Exercise materials:
>>>>

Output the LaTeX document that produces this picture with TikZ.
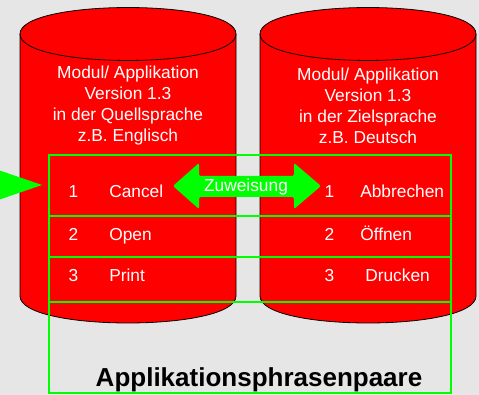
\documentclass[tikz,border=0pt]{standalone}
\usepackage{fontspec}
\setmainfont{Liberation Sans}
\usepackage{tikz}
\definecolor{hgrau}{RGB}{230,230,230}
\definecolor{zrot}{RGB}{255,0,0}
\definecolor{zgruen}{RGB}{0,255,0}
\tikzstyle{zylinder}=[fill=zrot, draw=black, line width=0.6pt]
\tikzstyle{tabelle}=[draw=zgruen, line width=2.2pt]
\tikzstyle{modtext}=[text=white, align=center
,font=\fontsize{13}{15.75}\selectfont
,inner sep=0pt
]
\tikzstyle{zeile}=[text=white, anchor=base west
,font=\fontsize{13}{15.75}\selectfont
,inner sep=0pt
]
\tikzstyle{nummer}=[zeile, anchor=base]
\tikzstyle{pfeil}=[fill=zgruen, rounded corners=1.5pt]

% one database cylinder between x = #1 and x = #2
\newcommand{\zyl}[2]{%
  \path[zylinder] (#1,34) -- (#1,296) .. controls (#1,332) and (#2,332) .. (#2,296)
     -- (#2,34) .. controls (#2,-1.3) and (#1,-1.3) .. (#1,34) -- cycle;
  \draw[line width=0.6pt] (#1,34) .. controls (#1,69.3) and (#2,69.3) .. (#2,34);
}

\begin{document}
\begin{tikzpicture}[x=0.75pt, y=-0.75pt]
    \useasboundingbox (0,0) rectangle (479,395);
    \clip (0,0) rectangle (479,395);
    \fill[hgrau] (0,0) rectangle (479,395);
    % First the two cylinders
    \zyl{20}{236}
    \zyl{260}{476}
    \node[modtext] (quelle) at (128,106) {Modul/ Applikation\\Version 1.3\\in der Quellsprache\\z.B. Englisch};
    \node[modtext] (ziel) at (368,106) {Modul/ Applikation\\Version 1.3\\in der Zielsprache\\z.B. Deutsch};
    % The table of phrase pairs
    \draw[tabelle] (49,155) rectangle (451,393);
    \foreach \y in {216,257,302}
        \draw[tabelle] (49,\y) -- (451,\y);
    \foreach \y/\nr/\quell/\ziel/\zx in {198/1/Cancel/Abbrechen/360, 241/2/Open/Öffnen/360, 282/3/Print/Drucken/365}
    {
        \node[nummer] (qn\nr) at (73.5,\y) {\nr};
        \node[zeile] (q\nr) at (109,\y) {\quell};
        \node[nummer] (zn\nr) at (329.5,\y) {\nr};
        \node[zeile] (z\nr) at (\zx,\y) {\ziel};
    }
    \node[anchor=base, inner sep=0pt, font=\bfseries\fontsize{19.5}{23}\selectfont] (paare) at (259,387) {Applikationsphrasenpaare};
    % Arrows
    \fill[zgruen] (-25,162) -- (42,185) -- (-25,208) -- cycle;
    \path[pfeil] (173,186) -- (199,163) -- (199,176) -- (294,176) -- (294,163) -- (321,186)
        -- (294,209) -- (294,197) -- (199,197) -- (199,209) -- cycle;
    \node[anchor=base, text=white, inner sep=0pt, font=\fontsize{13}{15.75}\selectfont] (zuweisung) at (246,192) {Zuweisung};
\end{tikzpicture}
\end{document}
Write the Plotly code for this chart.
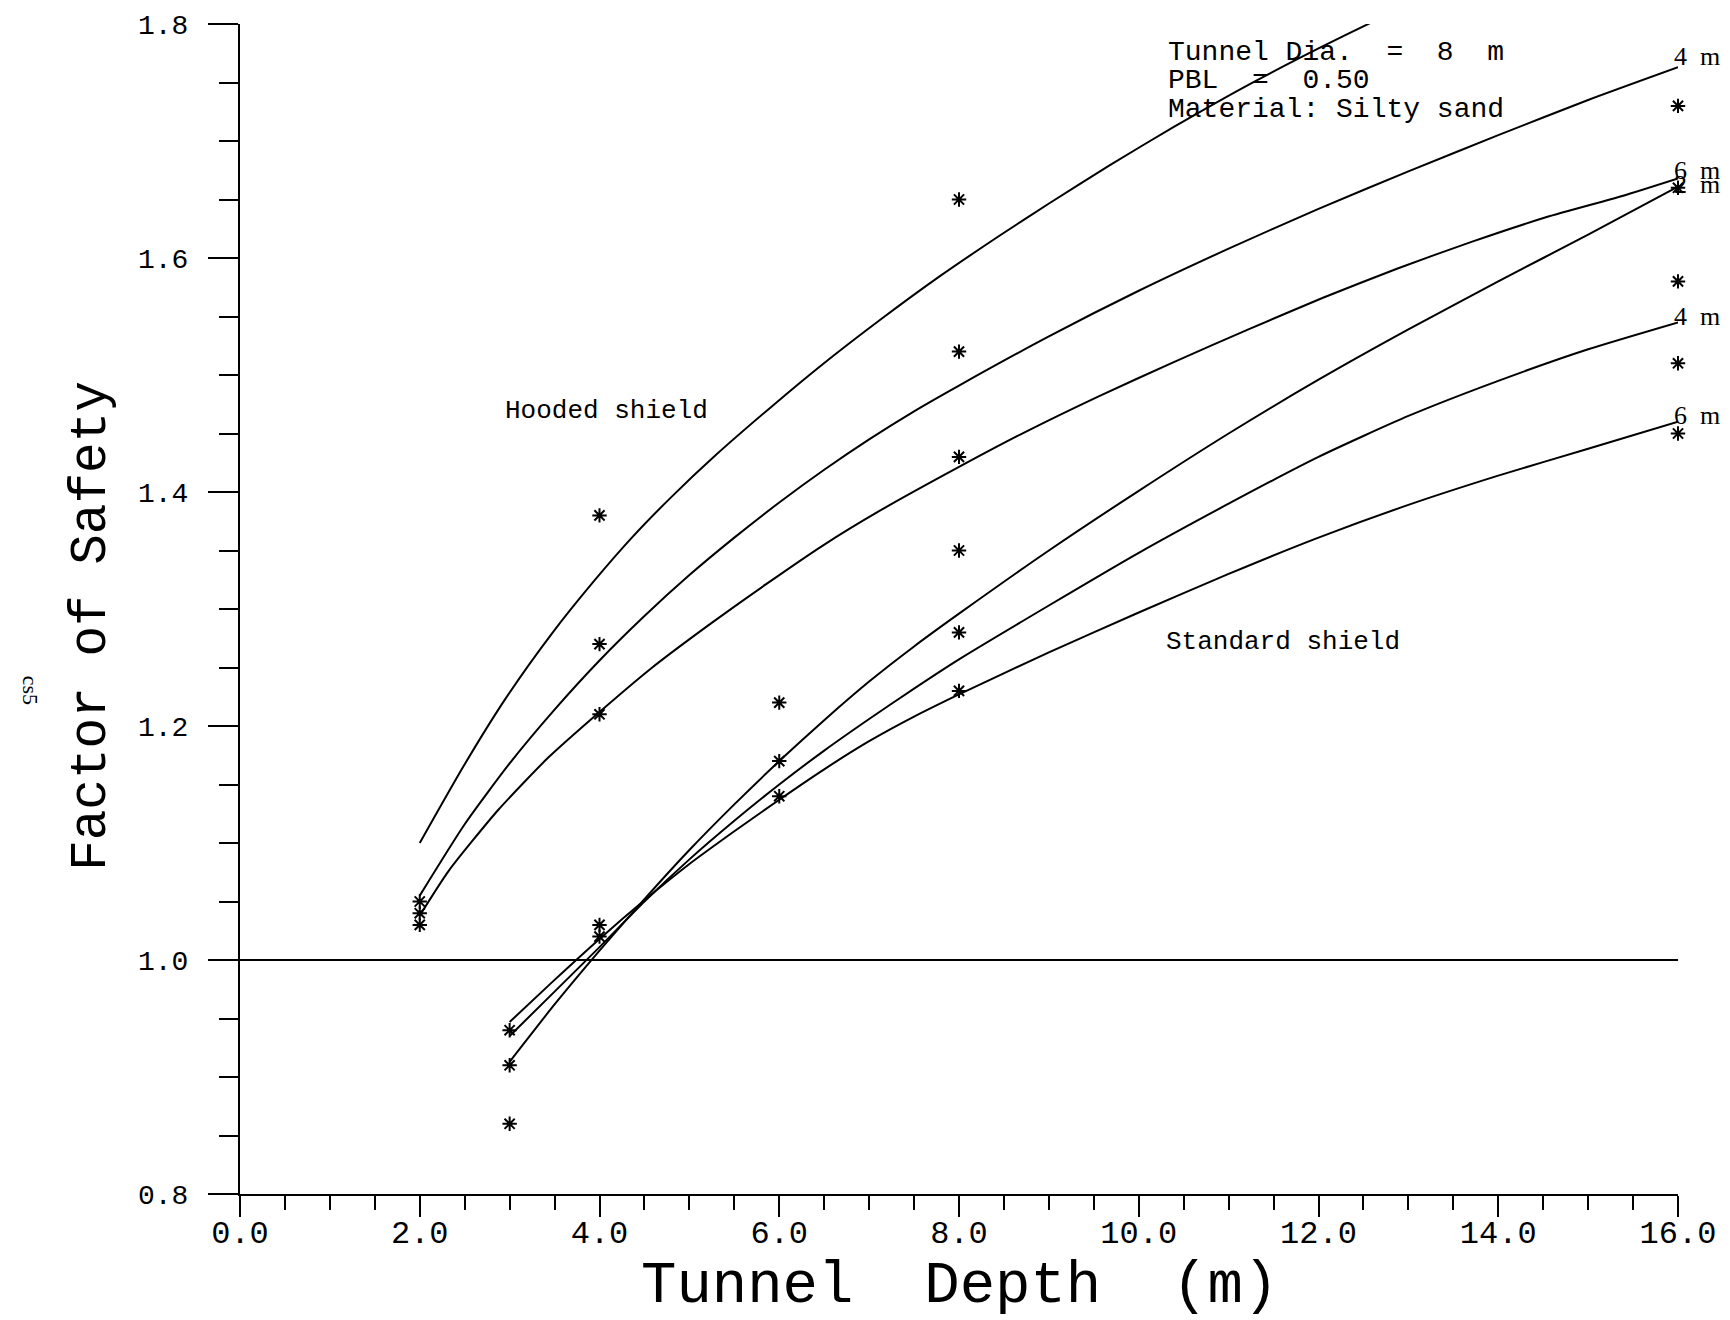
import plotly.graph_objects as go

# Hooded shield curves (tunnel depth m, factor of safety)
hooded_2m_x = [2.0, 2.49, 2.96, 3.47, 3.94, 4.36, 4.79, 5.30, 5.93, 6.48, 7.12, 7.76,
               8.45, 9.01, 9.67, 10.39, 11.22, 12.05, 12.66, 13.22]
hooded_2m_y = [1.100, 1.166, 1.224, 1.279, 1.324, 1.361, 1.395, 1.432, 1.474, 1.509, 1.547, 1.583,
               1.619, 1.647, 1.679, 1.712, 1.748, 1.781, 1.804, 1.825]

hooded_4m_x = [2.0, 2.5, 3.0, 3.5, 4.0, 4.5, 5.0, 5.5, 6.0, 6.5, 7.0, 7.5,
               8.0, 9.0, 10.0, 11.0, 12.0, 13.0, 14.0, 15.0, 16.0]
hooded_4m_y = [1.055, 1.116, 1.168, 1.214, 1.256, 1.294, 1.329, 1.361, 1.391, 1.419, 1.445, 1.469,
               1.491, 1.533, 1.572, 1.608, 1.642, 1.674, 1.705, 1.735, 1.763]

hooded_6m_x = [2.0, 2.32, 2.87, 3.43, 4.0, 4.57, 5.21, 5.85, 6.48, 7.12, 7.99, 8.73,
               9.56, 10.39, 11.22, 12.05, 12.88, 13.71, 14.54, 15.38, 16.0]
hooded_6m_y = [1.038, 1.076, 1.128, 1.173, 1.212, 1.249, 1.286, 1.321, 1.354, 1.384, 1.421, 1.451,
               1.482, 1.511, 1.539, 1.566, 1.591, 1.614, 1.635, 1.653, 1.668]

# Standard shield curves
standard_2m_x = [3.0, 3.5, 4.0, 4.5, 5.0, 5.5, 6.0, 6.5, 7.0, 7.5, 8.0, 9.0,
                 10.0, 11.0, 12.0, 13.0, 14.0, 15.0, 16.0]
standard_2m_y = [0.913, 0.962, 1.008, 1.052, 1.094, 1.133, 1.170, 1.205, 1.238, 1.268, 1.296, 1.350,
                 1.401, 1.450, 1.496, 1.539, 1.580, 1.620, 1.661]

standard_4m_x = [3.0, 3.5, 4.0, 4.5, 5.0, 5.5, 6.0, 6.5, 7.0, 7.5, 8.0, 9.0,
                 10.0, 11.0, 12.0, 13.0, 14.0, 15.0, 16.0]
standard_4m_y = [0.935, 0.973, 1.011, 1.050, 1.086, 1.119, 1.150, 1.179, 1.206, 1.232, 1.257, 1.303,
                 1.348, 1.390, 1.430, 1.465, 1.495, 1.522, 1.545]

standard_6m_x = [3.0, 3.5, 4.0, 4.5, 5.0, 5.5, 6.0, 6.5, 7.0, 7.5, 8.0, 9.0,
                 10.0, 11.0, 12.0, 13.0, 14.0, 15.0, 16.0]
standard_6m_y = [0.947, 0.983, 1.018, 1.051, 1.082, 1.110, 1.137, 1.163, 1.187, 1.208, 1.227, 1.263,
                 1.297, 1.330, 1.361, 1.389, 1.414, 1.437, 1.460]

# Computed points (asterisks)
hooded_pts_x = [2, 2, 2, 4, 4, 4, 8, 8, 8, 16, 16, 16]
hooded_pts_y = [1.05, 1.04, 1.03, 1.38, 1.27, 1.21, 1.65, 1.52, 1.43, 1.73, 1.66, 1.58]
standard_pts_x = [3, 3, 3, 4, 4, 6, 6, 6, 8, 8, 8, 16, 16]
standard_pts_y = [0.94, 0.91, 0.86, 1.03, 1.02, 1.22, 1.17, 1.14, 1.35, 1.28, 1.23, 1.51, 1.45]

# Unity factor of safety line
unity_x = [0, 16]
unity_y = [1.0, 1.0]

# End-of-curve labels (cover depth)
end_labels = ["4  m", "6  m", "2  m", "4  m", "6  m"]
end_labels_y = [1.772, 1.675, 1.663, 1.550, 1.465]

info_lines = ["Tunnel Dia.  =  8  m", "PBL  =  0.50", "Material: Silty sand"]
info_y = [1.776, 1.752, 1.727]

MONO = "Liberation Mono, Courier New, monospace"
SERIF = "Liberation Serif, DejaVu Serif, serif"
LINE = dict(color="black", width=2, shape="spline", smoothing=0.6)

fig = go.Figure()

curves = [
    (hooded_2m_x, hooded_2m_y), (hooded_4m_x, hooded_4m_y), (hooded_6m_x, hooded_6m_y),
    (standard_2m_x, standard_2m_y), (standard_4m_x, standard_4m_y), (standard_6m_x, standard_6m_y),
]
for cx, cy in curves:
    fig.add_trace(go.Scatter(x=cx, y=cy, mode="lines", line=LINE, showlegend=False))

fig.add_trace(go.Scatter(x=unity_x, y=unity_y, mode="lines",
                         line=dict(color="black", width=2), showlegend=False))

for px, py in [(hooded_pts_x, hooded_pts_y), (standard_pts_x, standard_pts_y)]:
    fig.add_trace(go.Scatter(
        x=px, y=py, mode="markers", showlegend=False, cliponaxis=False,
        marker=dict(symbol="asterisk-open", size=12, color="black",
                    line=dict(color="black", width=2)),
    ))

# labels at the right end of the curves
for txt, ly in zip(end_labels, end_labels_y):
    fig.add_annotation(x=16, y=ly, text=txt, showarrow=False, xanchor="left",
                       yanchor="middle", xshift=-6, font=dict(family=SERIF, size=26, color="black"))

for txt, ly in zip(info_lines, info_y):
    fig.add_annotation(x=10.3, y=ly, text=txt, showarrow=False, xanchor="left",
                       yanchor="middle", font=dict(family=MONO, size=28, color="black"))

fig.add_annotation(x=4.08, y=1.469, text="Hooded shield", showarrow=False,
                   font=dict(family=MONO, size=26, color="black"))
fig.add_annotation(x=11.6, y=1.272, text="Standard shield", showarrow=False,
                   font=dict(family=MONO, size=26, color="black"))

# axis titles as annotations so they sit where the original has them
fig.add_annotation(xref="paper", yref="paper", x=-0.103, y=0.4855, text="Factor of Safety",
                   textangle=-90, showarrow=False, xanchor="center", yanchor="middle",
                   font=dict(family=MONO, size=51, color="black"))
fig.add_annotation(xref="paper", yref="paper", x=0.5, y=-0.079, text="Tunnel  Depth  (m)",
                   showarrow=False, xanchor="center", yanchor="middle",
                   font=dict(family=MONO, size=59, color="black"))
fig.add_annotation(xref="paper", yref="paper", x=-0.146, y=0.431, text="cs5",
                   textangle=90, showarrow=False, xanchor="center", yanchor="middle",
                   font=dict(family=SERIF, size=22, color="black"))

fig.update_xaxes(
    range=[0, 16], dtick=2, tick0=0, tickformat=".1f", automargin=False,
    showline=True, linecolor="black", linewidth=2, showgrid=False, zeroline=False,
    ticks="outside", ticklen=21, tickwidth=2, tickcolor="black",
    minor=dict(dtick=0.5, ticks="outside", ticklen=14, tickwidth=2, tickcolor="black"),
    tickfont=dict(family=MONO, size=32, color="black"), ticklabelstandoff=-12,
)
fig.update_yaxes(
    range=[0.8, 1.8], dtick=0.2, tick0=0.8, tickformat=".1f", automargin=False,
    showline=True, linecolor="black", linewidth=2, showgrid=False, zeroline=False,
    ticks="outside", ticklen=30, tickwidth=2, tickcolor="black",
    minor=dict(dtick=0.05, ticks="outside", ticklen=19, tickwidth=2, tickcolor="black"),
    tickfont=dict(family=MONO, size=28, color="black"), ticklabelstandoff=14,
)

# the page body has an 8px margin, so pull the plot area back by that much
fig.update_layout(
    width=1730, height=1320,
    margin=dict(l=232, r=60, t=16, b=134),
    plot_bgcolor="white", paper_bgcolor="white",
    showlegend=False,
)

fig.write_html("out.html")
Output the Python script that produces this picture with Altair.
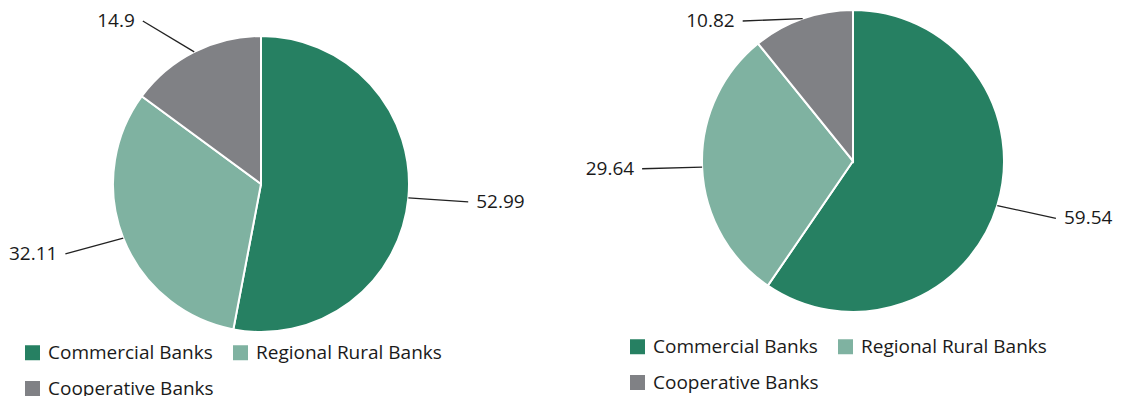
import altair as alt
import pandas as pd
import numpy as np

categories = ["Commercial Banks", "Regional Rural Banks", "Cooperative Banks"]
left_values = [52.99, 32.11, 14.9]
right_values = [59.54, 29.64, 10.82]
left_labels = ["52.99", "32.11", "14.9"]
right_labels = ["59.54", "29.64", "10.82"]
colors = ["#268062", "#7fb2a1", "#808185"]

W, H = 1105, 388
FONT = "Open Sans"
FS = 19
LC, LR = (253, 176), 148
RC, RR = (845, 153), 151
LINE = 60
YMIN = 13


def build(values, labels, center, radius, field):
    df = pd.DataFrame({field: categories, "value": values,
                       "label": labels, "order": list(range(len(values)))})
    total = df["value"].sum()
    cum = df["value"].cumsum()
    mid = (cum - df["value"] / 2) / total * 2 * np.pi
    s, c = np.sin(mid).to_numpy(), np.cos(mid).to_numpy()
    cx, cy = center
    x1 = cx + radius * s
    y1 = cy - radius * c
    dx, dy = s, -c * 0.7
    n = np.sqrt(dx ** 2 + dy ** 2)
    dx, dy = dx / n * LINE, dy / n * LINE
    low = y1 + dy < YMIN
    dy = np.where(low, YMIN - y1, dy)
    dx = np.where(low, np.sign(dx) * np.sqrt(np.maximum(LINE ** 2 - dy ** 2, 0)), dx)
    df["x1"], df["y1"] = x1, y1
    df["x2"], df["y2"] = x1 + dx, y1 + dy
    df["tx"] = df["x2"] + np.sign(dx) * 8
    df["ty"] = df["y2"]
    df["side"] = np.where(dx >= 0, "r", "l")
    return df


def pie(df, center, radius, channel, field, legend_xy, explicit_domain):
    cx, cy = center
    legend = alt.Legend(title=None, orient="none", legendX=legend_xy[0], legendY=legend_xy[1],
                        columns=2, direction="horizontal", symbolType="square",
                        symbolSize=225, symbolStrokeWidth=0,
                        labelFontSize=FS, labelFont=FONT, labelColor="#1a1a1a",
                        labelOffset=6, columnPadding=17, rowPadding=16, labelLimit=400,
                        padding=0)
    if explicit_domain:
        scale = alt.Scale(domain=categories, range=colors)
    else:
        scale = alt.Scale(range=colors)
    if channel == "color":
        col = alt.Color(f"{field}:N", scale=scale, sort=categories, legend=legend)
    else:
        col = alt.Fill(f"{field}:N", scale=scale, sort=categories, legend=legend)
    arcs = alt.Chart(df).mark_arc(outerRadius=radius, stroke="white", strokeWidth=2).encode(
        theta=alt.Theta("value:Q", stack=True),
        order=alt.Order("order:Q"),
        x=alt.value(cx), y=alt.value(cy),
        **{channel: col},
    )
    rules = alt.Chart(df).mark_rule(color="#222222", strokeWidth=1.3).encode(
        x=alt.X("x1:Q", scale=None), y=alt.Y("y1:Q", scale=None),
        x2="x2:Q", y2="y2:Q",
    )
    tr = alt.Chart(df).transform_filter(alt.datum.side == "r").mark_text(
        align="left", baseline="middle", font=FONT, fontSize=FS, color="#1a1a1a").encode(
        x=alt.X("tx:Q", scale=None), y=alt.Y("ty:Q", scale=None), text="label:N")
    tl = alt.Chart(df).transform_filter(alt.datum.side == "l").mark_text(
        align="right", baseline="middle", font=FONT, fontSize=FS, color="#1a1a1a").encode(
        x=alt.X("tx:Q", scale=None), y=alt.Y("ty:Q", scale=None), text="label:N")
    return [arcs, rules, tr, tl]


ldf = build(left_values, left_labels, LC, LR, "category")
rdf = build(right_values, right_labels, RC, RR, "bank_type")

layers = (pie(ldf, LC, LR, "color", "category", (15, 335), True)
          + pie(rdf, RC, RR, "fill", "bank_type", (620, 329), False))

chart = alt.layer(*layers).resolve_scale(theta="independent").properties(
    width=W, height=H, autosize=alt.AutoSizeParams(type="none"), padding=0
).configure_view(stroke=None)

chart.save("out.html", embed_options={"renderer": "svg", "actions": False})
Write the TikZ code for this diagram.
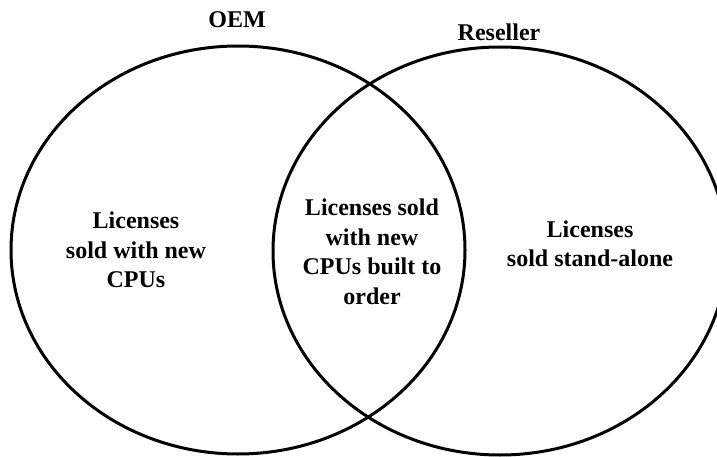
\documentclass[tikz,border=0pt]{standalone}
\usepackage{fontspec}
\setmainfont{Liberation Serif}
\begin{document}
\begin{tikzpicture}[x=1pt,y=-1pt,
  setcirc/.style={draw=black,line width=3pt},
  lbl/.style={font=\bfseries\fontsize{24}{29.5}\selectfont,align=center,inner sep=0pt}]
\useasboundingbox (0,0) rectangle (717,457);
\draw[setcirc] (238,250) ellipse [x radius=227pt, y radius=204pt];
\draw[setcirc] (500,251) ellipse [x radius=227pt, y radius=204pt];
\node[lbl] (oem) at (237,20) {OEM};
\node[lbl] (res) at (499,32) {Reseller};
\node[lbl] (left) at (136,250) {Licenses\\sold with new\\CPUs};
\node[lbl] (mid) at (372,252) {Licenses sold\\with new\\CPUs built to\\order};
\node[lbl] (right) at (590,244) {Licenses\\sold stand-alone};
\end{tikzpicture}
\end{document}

<<<<

Exercise aim: Retype, word for word, only the lines from the one containing "Write the Plotly code for this chart." through the one containing "1.491, 1.533, 1.572, 1.608, 1.642, 1.674, 1.705, 1.735, 1.763]", both included, and leave out any pictures.

Worked answer:
Write the Plotly code for this chart.
import plotly.graph_objects as go

# Hooded shield curves (tunnel depth m, factor of safety)
hooded_2m_x = [2.0, 2.49, 2.96, 3.47, 3.94, 4.36, 4.79, 5.30, 5.93, 6.48, 7.12, 7.76,
               8.45, 9.01, 9.67, 10.39, 11.22, 12.05, 12.66, 13.22]
hooded_2m_y = [1.100, 1.166, 1.224, 1.279, 1.324, 1.361, 1.395, 1.432, 1.474, 1.509, 1.547, 1.583,
               1.619, 1.647, 1.679, 1.712, 1.748, 1.781, 1.804, 1.825]

hooded_4m_x = [2.0, 2.5, 3.0, 3.5, 4.0, 4.5, 5.0, 5.5, 6.0, 6.5, 7.0, 7.5,
               8.0, 9.0, 10.0, 11.0, 12.0, 13.0, 14.0, 15.0, 16.0]
hooded_4m_y = [1.055, 1.116, 1.168, 1.214, 1.256, 1.294, 1.329, 1.361, 1.391, 1.419, 1.445, 1.469,
               1.491, 1.533, 1.572, 1.608, 1.642, 1.674, 1.705, 1.735, 1.763]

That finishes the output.